Kathryn Doroschak

DREU Participant

Tufts University

B.S. Computer Science Student

University of Minnesota

This summer (June – August 2013), I traveled to Tufts University in Medford, MA as part of the Distributed Research Experience for Undergraduates (DREU) program. In broad terms, we improved protein function prediction through applications of graph theory and confidence in protein-protein interaction networks.

The results of this project are summed up in:

We also hope that this work will be part of a larger paper submitted sometime in 2014.

For a week-by-week account of this summer’s journey, see my blog!

Also, a huge thanks goes out to the DREU Co-Directors for selecting me as a Clare Boothe Luce Undergraduate Research Scholar for this summer’s work. I am so grateful for this honor!

I hope you enjoy my summary below! If you’re new to protein function prediction, I also included a little blurb about protein networks – scroll down below the summary to find it. Thanks!

Project Summary

For this project, we worked extensively with protein-protein interaction (PPI) networks to predict individual protein functions more accurately. More specifically, we set out to improve an algorithm called Diffusion State Distance (DSD), which takes advantage of graph diffusion to better capture the distances between two proteins. This has the effect of giving more weight to interactions within tight local networks rather than those that go through hubs or are only distantly connected.

Lenore beautifully described this problem using Facebook as a metaphor. Just as protein functions are predicted by looking at a protein's neighbors, Facebook friends are suggested by looking at mutual friends. Are you more likely to find a “real” mutual friend through Beyonce or your best friend from high school? Even if you actually know Beyonce personally, you’re still not very likely to locate people you actually know through her. Why? It's a numbers game. She has millions of friends/connections. Odds are your best friend has less than 1000. The same goes for proteins; proteins in the same true neighborhood are far more likely to have similar functions than proteins that happen to connect across a hub.

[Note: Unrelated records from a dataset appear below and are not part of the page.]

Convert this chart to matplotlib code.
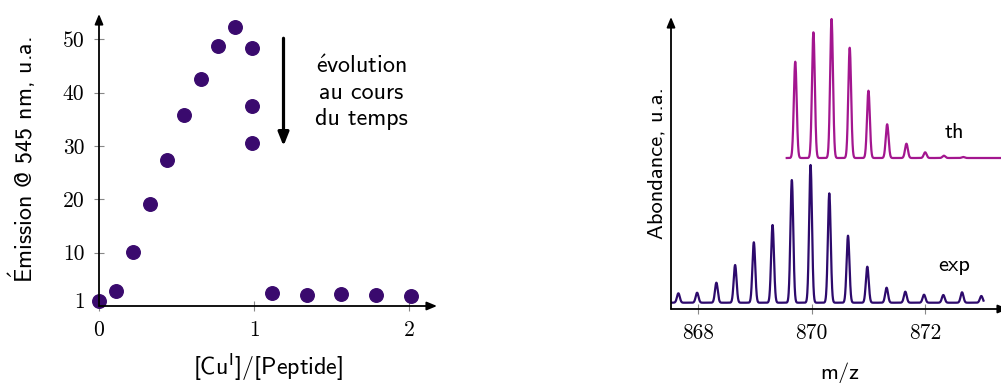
import numpy as np
import matplotlib
matplotlib.use("Agg")
import matplotlib.pyplot as plt

plt.rcParams['mathtext.fontset'] = 'cm'

# ---- left panel data: emission vs ratio ----
ratio = [0.0, 0.107, 0.219, 0.331, 0.441, 0.551, 0.66, 0.768, 0.88, 0.99, 0.99, 0.99,
         1.118, 1.34, 1.562, 1.786, 2.01]
emission = [1.0, 2.9, 10.2, 19.1, 27.4, 35.8, 42.5, 48.7, 52.3, 48.3, 37.5, 30.5,
            2.4, 2.1, 2.2, 2.1, 1.9]
x_ticks_l = [0, 1, 2]
y_ticks_l = [1, 10, 20, 30, 40, 50]

# ---- right panel data: isotopic patterns (peak centres m/z, heights u.a.) ----
th_mz = [869.71, 870.03, 870.35, 870.67, 871.0, 871.33, 871.67, 872.0, 872.33, 872.67]
th_h = [96.3, 125.7, 139.0, 110.3, 67.3, 33.7, 14.3, 5.7, 2.3, 1.0]
exp_mz = [867.65, 867.98, 868.32, 868.65, 868.98, 869.31, 869.65, 869.98, 870.31,
          870.64, 870.98, 871.32, 871.65, 871.98, 872.32, 872.65, 872.99]
exp_h = [9.4, 10.0, 20.0, 37.7, 60.4, 77.7, 122.7, 137.7, 109.4, 67.0, 36.0, 15.0,
         11.0, 8.0, 7.7, 10.4, 6.7]
th_offset = 144.7
x_ticks_r = [868, 870, 872]

dot_col = '#3a0a6e'
exp_col = '#2d0a6c'
th_col = '#a3168f'

W, H = 1001, 383
fig = plt.figure(figsize=(W / 100, H / 100), dpi=100)

serif = ['cmr10', 'DejaVu Serif']
sans = ['cmss10', 'DejaVu Sans']


def arrow_axes(ax):
    for s in ax.spines.values():
        s.set_visible(False)
    ax.annotate('', xy=(1, 0), xytext=(0, 0), xycoords='axes fraction',
                arrowprops=dict(arrowstyle='-|>,head_length=0.6,head_width=0.25',
                                lw=1.3, color='black', shrinkA=0, shrinkB=0))
    ax.annotate('', xy=(0, 1), xytext=(0, 0), xycoords='axes fraction',
                arrowprops=dict(arrowstyle='-|>,head_length=0.6,head_width=0.25',
                                lw=1.3, color='black', shrinkA=0, shrinkB=0))
    ax.tick_params(direction='inout', length=7, width=0.8, color='#888888',
                   labelsize=15.5, pad=7)
    for lab in ax.get_xticklabels() + ax.get_yticklabels():
        lab.set_family(serif)


# left axes: px 99..437 horizontally, 14..306 vertically
ax1 = fig.add_axes([99 / W, (H - 306) / H, (437 - 99) / W, (306 - 14) / H])
ax1.scatter(ratio, emission, s=95, color=dot_col, zorder=3, clip_on=False)
ax1.set_xlim(0, 2.18)
ax1.set_ylim(0, 54.75)
ax1.set_xticks(x_ticks_l)
ax1.set_yticks(y_ticks_l)
arrow_axes(ax1)
ax1.set_xlabel(r'[Cu$^{\mathsf{I}}$]/[Peptide]', family=sans, fontsize=17.3, labelpad=8)
ax1.set_ylabel(r'$\mathsf{\acute{E}}$mission @ 545 nm, u.a.', family=sans,
               fontsize=17.3, labelpad=18)
ax1.annotate('', xy=(1.19, 30.0), xytext=(1.19, 50.2),
             arrowprops=dict(arrowstyle='-|>,head_length=0.8,head_width=0.32',
                             lw=2.3, color='black', shrinkA=0, shrinkB=0))
ax1.text(1.69, 40.0, '$\\mathsf{\\acute{e}}$volution\nau cours\ndu temps', family=sans,
         fontsize=17.3, ha='center', va='center', linespacing=1.25)

# right axes: px 671..1008 horizontally, 17..309 vertically
ax2 = fig.add_axes([671 / W, (H - 309) / H, (1008 - 671) / W, (309 - 17) / H])
mz = np.linspace(867.52, 873.46, 3000)
sig = 0.025
exp_curve = np.zeros_like(mz)
for c, h in zip(exp_mz, exp_h):
    exp_curve += h * np.exp(-0.5 * ((mz - c) / sig) ** 2)
m_exp = mz <= 873.03
ax2.plot(mz[m_exp], exp_curve[m_exp], color=exp_col, lw=1.6)
th_curve = np.zeros_like(mz)
for c, h in zip(th_mz, th_h):
    th_curve += h * np.exp(-0.5 * ((mz - c) / sig) ** 2)
m_th = mz >= 869.56
ax2.plot(mz[m_th], th_curve[m_th] + th_offset, color=th_col, lw=1.6)
ax2.set_xlim(867.52, 873.46)
ax2.set_ylim(-6.3, 285.7)
ax2.set_xticks(x_ticks_r)
ax2.set_yticks([])
arrow_axes(ax2)
ax2.text(872.52, 170, 'th', family=sans, fontsize=16.2, ha='center', va='center')
ax2.text(872.52, 37, 'exp', family=sans, fontsize=16.2, ha='center', va='center')
ax2.set_xlabel('m/z', family=sans, fontsize=16.2, labelpad=14)
ax2.set_ylabel('Abondance, u.a.', family=sans, fontsize=16.2, labelpad=3)

fig.savefig('out.png', dpi=100)
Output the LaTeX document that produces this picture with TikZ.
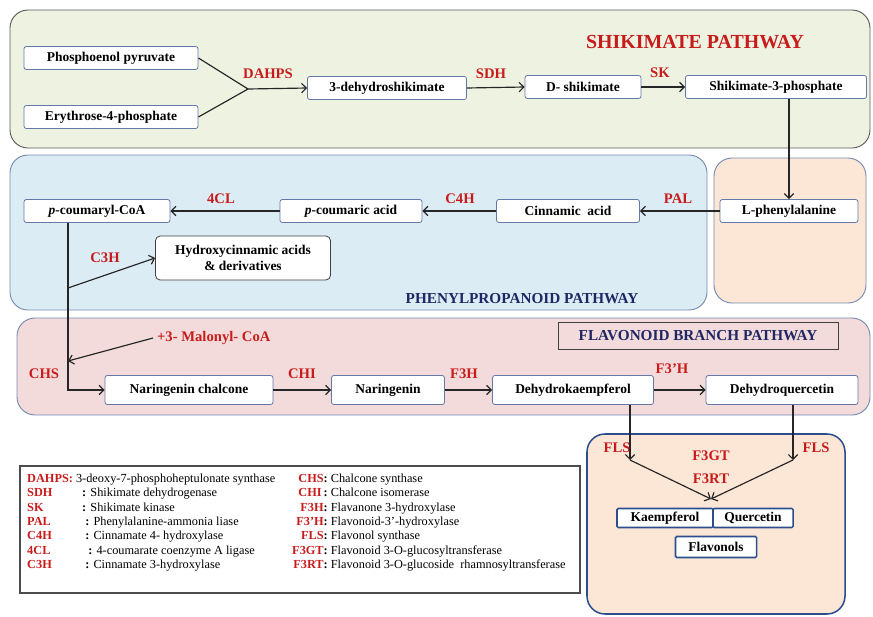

My part in this seeks to improve the algorithm even further by accounting for unreliability that is often inherent in biological databases. We do this by assigning a confidence value to each interaction. This confidence can be derived in lots of different ways – the number of literature citations backing an interaction, the experimental methods used to find the interaction, relationships between gene ontology, and many more. For example, if a particular interaction has been cited in 10 papers, that interaction is generally more reliable than an interaction cited in just one paper.

Our first goal was to simply (and somewhat naively) integrate this confidence information into the algorithm and see what happens. We did this by generating 100 random versions of the network, using the confidence values as the probability that each edge exists. It turned out that this method introduced too much noise, and the effect of adding the confidence values was not able to shine through. We determined that we’d have to scale this up by several orders of magnitude in order to identify the patterns that appeared, which is not tangible within the scope of this project.

Instead, we incorporated confidence into the random walk component of DSD. (See the DSD website for more about the internals of DSD.) Instead of weighting each path out of a node equally, these paths were weighted by the edges' confidence values, normalized with respect to the other paths leading out of the node. This worked MUCH better, and we were able to improve function prediction performance significantly.

What are Protein Networks?

Proteins are found in all living things, and serve a wide variety of different purposes depending on their structure. For example, the proteins hemoglobin and fibrinogen are both found in the human bloodstream. Hemoglobin transports oxygen, and fibrinogen forms blood clots. Although both function within the bloodstream, they are built for completely different purposes.

Here's where protein networks come in. In short, protein-protein interaction (PPI) networks describe which proteins work together. Because proteins that interact with one another are more likely to functionally relate to one another than proteins that don't, we can use these networks to predict protein functions. The graph below shows a subset of the PPI network for yeast.

The image above shows a subset of the PPI network for yeast. Dots represent proteins, and lines connecting the dots (edges) represent interactions between proteins. In general, the further apart two dots are, the less likely it is that their functions are related. Note also that this is a VERY small subset; there are ~6000 yeast proteins and about ~216 unique interactions in the database we used. Visualized, this huge network looks like a giant fuzzy dot with no clear proteins or interactions.

How are Protein Functions Predicted?

There are dozens of computational methods for predicting protein functions, the most accurate and popular of which calculate the shortest path between proteins. Even though such algorithms are pretty good, they do have limitations. It turns out that around half of all proteins are pretty close together at a distance of two. This usually happens because of the presence of "hubs," single nodes with huge numbers of connections. These hubs are the super-tight clusters in the graph above.